Saturday, September 14, 2013

The night Spain ruined pizza

     Moving abroad has its share of challenges. In Spain, for example,  most apartments don't come with dryers or air conditioning. Totally cool, I'm fine with that. Just don't use a comforter and leave your wash out for three days until its starting to sprout. I can deal. One thing that definitely doesn't suck about Spain is that the food is fantastic and super cheap. You can get a mini beer and a plate of paella for 2 euros down the street, and a weeks worth of groceries for 20. Not bad at all. But one thing I have been missing is pizza.
     I'm going on record now to say that pizza is the perfect food.

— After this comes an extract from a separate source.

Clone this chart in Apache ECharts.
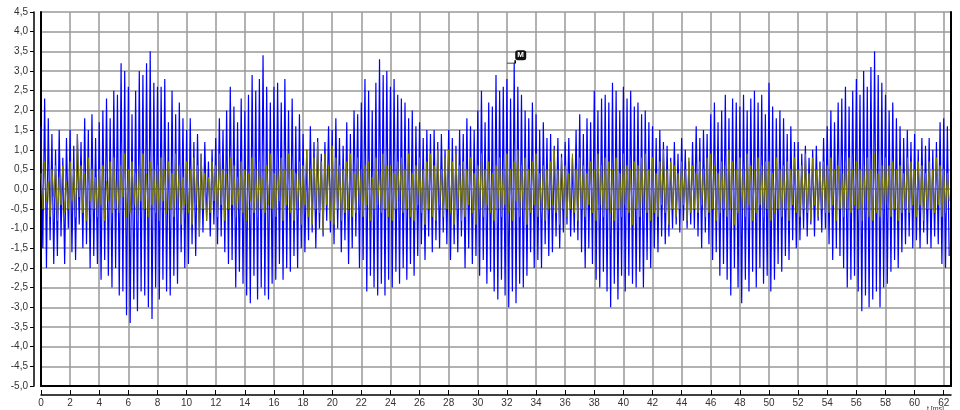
<!DOCTYPE html>
<html><head><meta charset="utf-8">
<script src="https://cdn.jsdelivr.net/npm/echarts@6/dist/echarts.min.js"></script>
<style>html,body{margin:0;padding:0;background:#fff}#c{width:960px;height:410px}</style>
</head><body><div id="c"></div>
<script>
// sampling step of both signals, in ms
const sampleStep = 0.125;

// blue signal, one row per millisecond (8 samples each)
const blueRows = [
[1.6,-1.5,2.3,-2.0,1.8,-1.3,1.4,-1.9],
[1.0,-1.7,1.5,-1.2,0.8,-1.9,1.3,-1.0],
[1.5,-1.6,1.1,-1.8,1.4,-0.9,1.2,-1.5],
[1.8,-1.4,1.5,-2.0,1.9,-1.7,1.3,-1.9],
[1.7,-2.3,2.0,-1.8,2.3,-2.2,1.8,-2.5],
[2.5,-2.0,2.4,-2.7,3.2,-2.6,3.0,-3.2],
[2.6,-3.4,1.9,-2.8,2.5,-3.1,3.0,-2.6],
[2.9,-2.7,3.2,-3.0,3.5,-3.3,2.7,-2.5],
[2.6,-2.8,2.6,-2.3,2.8,-2.6,1.7,-2.7],
[2.5,-2.2,1.9,-2.4,2.2,-1.6,1.8,-2.0],
[1.5,-1.9,1.8,-1.4,1.2,-1.7,1.4,-1.2],
[0.9,-1.1,1.2,-0.8,0.7,-1.2,1.0,-0.9],
[1.3,-1.4,1.8,-1.2,1.5,-1.6,2.0,-1.9],
[2.6,-1.8,2.1,-2.5,1.7,-2.1,2.3,-2.4],
[2.0,-2.7,2.4,-2.9,2.9,-2.2,2.5,-2.8],
[2.8,-2.5,3.4,-2.7,2.6,-2.8,2.2,-2.4],
[2.6,-2.3,2.7,-1.9,2.2,-2.3,2.8,-2.0],
[2.0,-2.1,2.3,-1.7,1.6,-2.0,1.9,-1.5],
[1.4,-1.6,1.0,-1.3,1.6,-1.1,1.2,-1.5],
[1.3,-1.0,0.9,-1.2,1.2,-0.8,1.6,-1.1],
[1.5,-1.4,1.8,-1.0,1.3,-1.6,1.1,-1.3],
[1.7,-1.9,1.4,-1.5,2.0,-1.2,1.9,-2.0],
[2.2,-1.8,2.8,-2.6,2.5,-2.2,2.0,-2.5],
[2.7,-2.7,3.3,-2.4,2.9,-2.7,3.0,-2.3],
[2.6,-2.5,2.8,-2.1,2.4,-2.4,2.3,-2.0],
[2.2,-2.3,1.8,-1.9,2.0,-2.2,1.6,-1.7],
[1.7,-1.4,1.3,-1.8,1.5,-1.2,1.4,-1.6],
[1.5,-1.3,1.2,-1.5,1.4,-1.1,1.0,-1.4],
[1.5,-1.8,1.3,-1.4,1.1,-1.6,1.5,-1.2],
[1.4,-2.0,1.8,-1.5,1.6,-1.9,1.5,-1.7],
[2.0,-2.2,2.5,-1.8,1.7,-2.4,2.2,-2.1],
[2.1,-2.6,2.9,-2.8,2.5,-2.3,2.6,-2.7],
[2.8,-3.0,2.3,-2.6,3.2,-2.9,2.6,-2.4],
[2.4,-2.5,2.0,-2.2,1.8,-1.6,2.2,-2.0],
[1.9,-1.8,1.5,-2.0,1.7,-1.4,1.3,-1.7],
[1.4,-1.6,1.1,-1.2,1.3,-1.5,0.9,-1.1],
[1.2,-0.9,1.3,-1.2,0.8,-1.1,1.5,-1.3],
[1.9,-1.6,1.4,-2.0,1.8,-1.5,1.7,-1.9],
[2.5,-2.3,2.0,-2.5,2.3,-2.1,2.4,-2.6],
[2.2,-3.0,2.7,-2.4,2.5,-2.8,2.0,-2.2],
[2.6,-2.6,2.3,-2.2,2.5,-2.4,2.1,-2.5],
[2.2,-2.1,1.9,-2.5,2.0,-1.8,1.7,-2.0],
[1.6,-1.5,1.3,-1.6,1.5,-1.2,1.2,-1.4],
[1.1,-1.2,0.8,-1.0,1.2,-0.9,0.9,-1.1],
[1.3,-0.8,1.0,-1.0,0.7,-0.9,1.2,-1.0],
[1.6,-1.2,1.3,-1.5,1.5,-1.1,1.4,-1.4],
[1.9,-1.8,2.2,-1.6,1.7,-2.2,2.0,-1.9],
[2.4,-2.3,1.8,-2.7,2.3,-2.0,2.2,-2.5],
[2.1,-2.9,2.4,-2.3,2.0,-2.6,2.3,-2.1],
[2.5,-2.5,2.2,-2.0,2.4,-2.4,1.9,-2.2],
[2.7,-2.6,2.1,-2.3,1.8,-1.9,2.0,-2.1],
[1.8,-1.7,1.4,-1.8,1.6,-1.3,1.2,-1.5],
[1.2,-1.3,0.9,-1.0,1.1,-1.2,0.8,-0.9],
[1.0,-1.2,1.1,-0.8,0.7,-1.1,1.3,-1.0],
[1.6,-1.4,2.0,-1.8,1.7,-1.5,2.2,-1.7],
[2.3,-2.0,2.6,-2.5,2.1,-2.3,2.5,-2.2],
[2.8,-2.6,2.4,-3.1,3.0,-2.7,2.6,-3.0],
[3.1,-2.8,3.5,-2.6,2.9,-3.0,2.7,-2.5],
[2.4,-2.4,2.0,-2.1,2.2,-1.8,1.8,-2.0],
[1.6,-1.6,1.3,-1.4,1.5,-1.2,1.2,-1.5],
[1.4,-1.3,1.0,-1.5,1.3,-1.1,1.1,-1.4],
[1.3,-1.5,1.0,-1.2,1.2,-1.4,1.7,-1.9],
[1.8,-2.0,1.6,-1.7]
];

// olive signal, one row per millisecond (8 samples each)
const oliveRows = [
[0.4,-0.5,0.7,-0.3,0.2,-0.7,0.5,-0.2],
[0.6,-0.8,0.3,-0.4,0.6,-0.6,0.2,-0.5],
[0.7,-0.3,0.5,-0.7,1.4,-0.2,0.6,-0.6],
[0.4,-0.8,0.8,-0.3,0.5,-0.5,0.3,-0.7],
[0.5,-0.4,0.6,-0.8,0.2,-0.3,0.7,-0.6],
[0.8,-0.5,0.3,-0.6,0.6,-0.2,0.9,-0.7],
[0.5,-0.6,0.7,-0.4,0.4,-0.8,0.6,-0.3],
[0.9,-0.5,0.4,-0.7,0.7,-0.4,0.5,-0.6],
[0.6,-0.8,0.8,-0.3,0.5,-0.6,0.7,-0.5],
[0.4,-0.7,0.9,-0.5,0.6,-0.9,0.3,-0.4],
[0.7,-0.6,0.5,-0.9,0.8,-0.4,0.6,-1.2],
[0.9,-0.5,0.4,-0.8,0.3,-0.6,0.7,-0.3],
[0.6,-0.7,0.9,-0.4,0.5,-0.8,0.4,-0.5],
[0.8,-0.4,0.6,-0.7,0.3,-0.5,0.7,-0.6],
[0.5,-0.8,0.4,-0.3,0.8,-0.6,0.5,-0.7],
[0.7,-0.5,0.3,-0.6,0.6,-0.4,0.9,-0.5],
[0.4,-0.7,0.6,-0.3,0.8,-0.8,0.5,-0.4],
[0.9,-0.6,0.5,-0.8,0.4,-0.5,0.7,-0.9],
[0.6,-0.4,1.0,-0.7,0.5,-0.9,0.8,-0.5],
[1.2,-0.6,0.7,-1.1,0.9,-0.4,0.6,-0.8],
[1.1,-0.9,0.8,-0.5,0.6,-0.8,0.5,-0.6],
[0.7,-0.5,0.9,-0.7,0.4,-0.6,0.8,-0.4],
[0.5,-0.7,0.6,-0.4,0.7,-0.8,0.3,-0.5],
[0.8,-0.4,0.5,-0.6,0.9,-0.5,0.6,-0.7],
[0.6,-0.8,0.4,-0.5,0.7,-0.3,0.8,-0.6],
[0.5,-0.5,0.9,-0.7,0.4,-0.8,0.6,-0.4],
[0.8,-0.6,0.5,-0.9,0.7,-0.5,0.9,-0.7],
[0.6,-0.8,1.0,-0.4,0.5,-0.7,0.8,-0.5],
[1.0,-0.6,0.7,-0.9,0.9,-0.5,0.6,-0.8],
[0.7,-0.7,0.5,-0.4,0.8,-0.6,0.4,-0.9],
[0.6,-0.5,0.9,-0.7,0.5,-0.4,0.7,-0.6],
[0.4,-0.8,0.6,-0.5,0.8,-0.7,0.5,-0.4],
[0.9,-0.6,0.5,-0.8,0.7,-0.3,1.0,-0.7],
[0.6,-0.5,0.8,-0.9,0.5,-0.6,0.7,-0.4],
[0.9,-0.7,0.4,-0.6,0.6,-0.8,0.5,-0.5],
[0.7,-0.4,1.0,-0.6,0.5,-0.9,0.8,-0.5],
[0.6,-0.7,0.4,-0.5,0.9,-0.6,0.5,-0.8],
[0.8,-0.5,0.6,-0.7,0.4,-0.4,0.7,-0.6],
[0.5,-0.8,0.9,-0.4,0.6,-0.7,0.8,-0.5],
[0.7,-0.6,0.5,-0.8,0.8,-0.5,0.4,-0.7],
[0.9,-0.4,0.6,-0.6,0.5,-0.9,0.7,-0.5],
[0.6,-0.7,0.8,-0.5,0.9,-0.6,0.5,-0.8],
[0.8,-0.6,0.4,-0.7,0.7,-0.4,1.0,-0.6],
[0.5,-0.9,0.7,-0.5,0.6,-0.7,0.4,-0.5],
[0.7,-0.4,0.5,-0.8,0.8,-0.6,0.6,-0.5],
[0.4,-0.6,0.7,-0.4,0.5,-0.7,0.8,-0.6],
[0.9,-0.5,0.6,-0.8,0.4,-0.6,0.7,-0.5],
[0.6,-0.7,1.0,-0.5,0.7,-0.9,0.5,-0.6],
[0.8,-0.5,0.5,-0.7,0.9,-0.4,0.6,-0.8],
[0.5,-0.6,0.8,-0.4,0.6,-0.7,0.7,-0.5],
[0.7,-0.8,0.4,-0.6,0.8,-0.5,0.5,-0.7],
[0.6,-0.5,0.7,-0.8,0.5,-0.4,0.8,-0.6],
[0.5,-0.7,0.6,-0.5,0.9,-0.6,0.4,-0.8],
[0.8,-0.4,0.5,-0.7,0.6,-0.5,0.7,-0.6],
[0.6,-0.6,0.8,-0.4,0.5,-0.8,0.6,-0.5],
[0.4,-0.7,0.7,-0.5,0.8,-0.6,0.5,-0.4],
[0.7,-0.5,0.5,-0.8,0.6,-0.4,0.8,-0.7],
[0.5,-0.8,0.9,-0.6,0.4,-0.7,0.6,-0.5],
[0.8,-0.4,0.6,-0.7,0.7,-0.5,0.5,-0.8],
[0.6,-0.6,0.4,-0.5,0.8,-0.6,0.7,-0.4],
[0.5,-0.7,0.7,-0.4,0.6,-0.8,0.4,-0.5],
[0.7,-0.5,0.5,-0.6,0.8,-0.4,0.6,-0.7],
[0.5,-0.6,0.4,-0.3]
];

// axis ranges
const xMin = 0, xMax = 62.5, xStep = 2;
const yMin = -5.0, yMax = 4.5, yStep = 0.5;
const xName = 't [ms]';

// marker
const markerT = 32.5, markerV = 3.2, markerText = 'M';

function toSeries(rows) {
  const out = [];
  rows.flat().forEach((v, i) => out.push([i * sampleStep, v]));
  return out;
}
const blueData = toSeries(blueRows);
const oliveData = toSeries(oliveRows);

const chart = echarts.init(document.getElementById('c'), null, {renderer: 'canvas'});
const labelFont = {fontFamily: 'Liberation Sans, Arial, sans-serif', fontSize: 10, color: '#333'};
const gridLine = {show: true, lineStyle: {color: '#999', width: 1.5}};

chart.setOption({
  animation: false,
  backgroundColor: '#fff',
  grid: {left: 41, right: 9, top: 12, bottom: 24, containLabel: false},
  xAxis: [
    {
      type: 'value', min: xMin, max: xMax, interval: xStep, position: 'bottom', offset: 9,
      axisLine: {show: true, onZero: false, lineStyle: {color: '#000', width: 1.5}},
      axisTick: {show: true, length: 5, inside: true, lineStyle: {color: '#000'}},
      axisLabel: Object.assign({margin: 3, showMaxLabel: false,
        formatter: v => (v % xStep === 0 ? String(v) : '')}, labelFont),
      splitLine: gridLine
    },
    {
      type: 'value', min: xMin, max: xMax, position: 'bottom', offset: 0,
      axisLine: {show: true, onZero: false, lineStyle: {color: '#000', width: 2}},
      axisTick: {show: false}, axisLabel: {show: false}, splitLine: {show: false}
    }
  ],
  yAxis: [
    {
      type: 'value', min: yMin, max: yMax, interval: yStep, position: 'left', offset: 7,
      axisLine: {show: true, onZero: false, lineStyle: {color: '#000', width: 1.5}},
      axisTick: {show: true, length: 4, lineStyle: {color: '#000'}},
      axisLabel: Object.assign({margin: 6, formatter: v => v.toFixed(1).replace('.', ',')}, labelFont),
      splitLine: gridLine
    },
    {
      type: 'value', min: yMin, max: yMax, position: 'left', offset: 0,
      axisLine: {show: true, onZero: false, lineStyle: {color: '#000', width: 2}},
      axisTick: {show: false}, axisLabel: {show: false}, splitLine: {show: false}
    },
    {
      type: 'value', min: yMin, max: yMax, position: 'right', offset: 0,
      axisLine: {show: true, onZero: false, lineStyle: {color: '#000', width: 2}},
      axisTick: {show: false}, axisLabel: {show: false}, splitLine: {show: false}
    }
  ],
  graphic: [{
    type: 'text', right: 16, bottom: -3,
    style: {text: xName, fontSize: 7, fill: '#333', fontFamily: 'Liberation Sans, Arial, sans-serif'}
  }],
  series: [
    {
      name: 'blue', type: 'line', xAxisIndex: 0, yAxisIndex: 0, data: blueData,
      showSymbol: false, symbol: 'none', z: 2,
      lineStyle: {color: '#0000ff', width: 1.2},
      markPoint: {
        silent: true,
        data: [
          {coord: [markerT, markerV], symbol: 'path://M0,3L8,3L8,0', symbolSize: [8, 3],
           symbolOffset: [-3, -1.5], itemStyle: {color: 'none', borderColor: '#000', borderWidth: 1},
           label: {show: false}},
          {coord: [markerT, markerV], symbol: 'roundRect', symbolSize: [11, 10],
           symbolOffset: [6.5, -8], itemStyle: {color: '#111'},
           label: {show: true, position: 'inside', formatter: markerText, color: '#fff',
                   fontSize: 8, fontWeight: 'bold', fontFamily: 'Liberation Sans, Arial, sans-serif'}}
        ]
      }
    },
    {
      name: 'olive', type: 'line', xAxisIndex: 0, yAxisIndex: 0, data: oliveData,
      showSymbol: false, symbol: 'none', z: 3,
      lineStyle: {color: '#7a7a00', width: 1}
    }
  ]
});
</script>
</body></html>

It's portable, deliverable, can be folded, cut into squares, reheated, eaten cold. It's cheap and has a high calorie count,which makes it ideal for starving college kids. You've got the whole food pyramid hidden in its layers of cheese, tomato sauce, pepperoni, and crust. It's beautiful really.
     So last night I started going into withdrawals thinking of that greasy perfection that I had gone nearly a week and a half without. I decided to take a run at a frozen pizza from the mercado down the street. After spending exactly 18 minutes trying to understand the three strange flavors they had in the frozen food aisle I decided to go with Atun y Bacon. Being that bacon was the only ingredient I recognized, I snagged it and a bottle of vino and headed back.


     With two episodes of Breaking Bad on my laptop, my roommate out for the night and a pizza in the oven I was good to go. Soon my lust would be quenched and I would fall into that zone of greasy comfort that one experiences post pizza guzzling.
     Suddenly a smell began to waft its way into the living room. A pungent, thick smell. A fishy smell.
     I cautiously entered the kitchen and closed the window to the courtyard outside, thinking some awful paella related food disaster had drifted in. But the smell grew stronger. I sniffed the trash, the sink, the fridge.
    Then I opened the door of the oven and out came the horrific burnt fish smell. I turned off the heat and rushed to my computer to find out exactly what the hell was on my pizza.
    Atun. Tuna. I had bought a bacon, and tuna, pizza.
    I wanted to rush down to the market and demand my money back. I wanted to explain to them that there was a reason most photos of pizza show the simple but elegant relationship of pepperoni and cheese. You don't mess with a classic. But they were closed and my stomach was growling menacingly.
     So when I got over the initial shock I tried it. I really did. I sliced a piece off and gingerly tested it...and it came right back up. This was no freshly caught tuna but dehydrated, grated tuna, with a sickly grayish color. I felt defeated. And hungry. Mostly still hungry. So I did the only thing I knew. I scraped off the cheese, bacon, and tuna, and doused the sad looking pile of dough and tomato sauce in front of me with balsamic vin to cover up the smell.
    When this farce of what was supposed to be a gluttonous feast was over I donned a hazmat suit and deposited the tortured remains of my meal into the trash outside.
   
    I rinsed my mouth out with a heady dose of red wine and lay down to a comfortless sleep. It was  the night Spain ruined pizza.